Now, we may use the 2nd derivative test to determine the nature of $g(x)$ associated with the critical values.

$$\displaystyle g''(x)=2x\cos\left(x^2 \right)$$

$$\displaystyle g''(0)=0$$ No conclusion can be drawn.

$$\displaystyle g''\left(\sqrt{\pi} \right)<0$$ This is a local maximum.

$$\displaystyle g''\left(\sqrt{2\pi} \right)>0$$ This is a local minimum.

Hence, we find a local maximum at $x=\sqrt{\pi}$, and a local minimum at $x=\sqrt{2\pi}$.

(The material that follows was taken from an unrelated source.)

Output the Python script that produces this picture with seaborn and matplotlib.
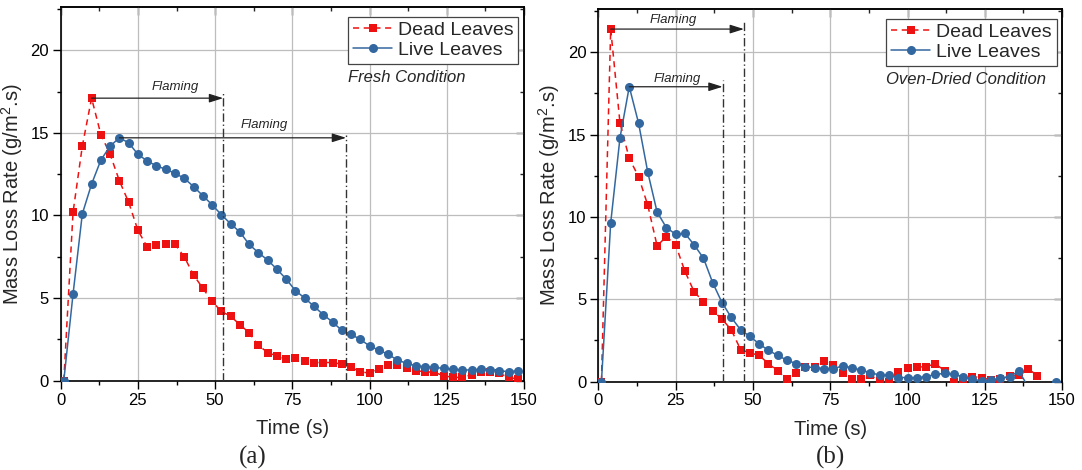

Here is a plot of the function on its given domain:

In case you cannot view the attached plot, here is a link to the program used to produce the plot:

plot y=integral of sin(t^2)dt from 0 to x where x=0 to 3 - Wolfram|Alpha

#### MarkFL

##### Administrator
Staff member
I wanted to comment further about the critical value at $x=0$. Now, we can easily see that $g(x)$ is an odd function, since its derivative is even:

$$\displaystyle g'(-x)=-\sin\left(x^2 \right)=-g'(x)$$

Thus, we may conclude that at the critical value $x=0$, there is no relative or local extremum.

Consider the following:

$$\displaystyle \frac{d}{dx}\left(F(x) \right)=f(x)$$

Now, if $f(x)$ is even, we have:

$$\displaystyle \frac{d}{dx}\left(F(x) \right)=f(-x)$$

Now if we integrate:

$$\displaystyle \int\,d\left(F(x) \right)=-\int f(-x)\,-dx$$

$$\displaystyle F(x)=-F(-x)\implies F(-x)=-F(x)$$

We find the anti-derivative is odd.

And likewise if the derivative of a function is odd:

$$\displaystyle \frac{d}{dx}\left(F(x) \right)=f(x)$$

$$\displaystyle \frac{d}{dx}\left(F(x) \right)=-f(-x)$$

Now if we integrate:

$$\displaystyle \int\,d\left(F(x) \right)=\int f(-x)\,-dx$$

$$\displaystyle F(x)=F(-x)$$

We find the anti-derivative is even.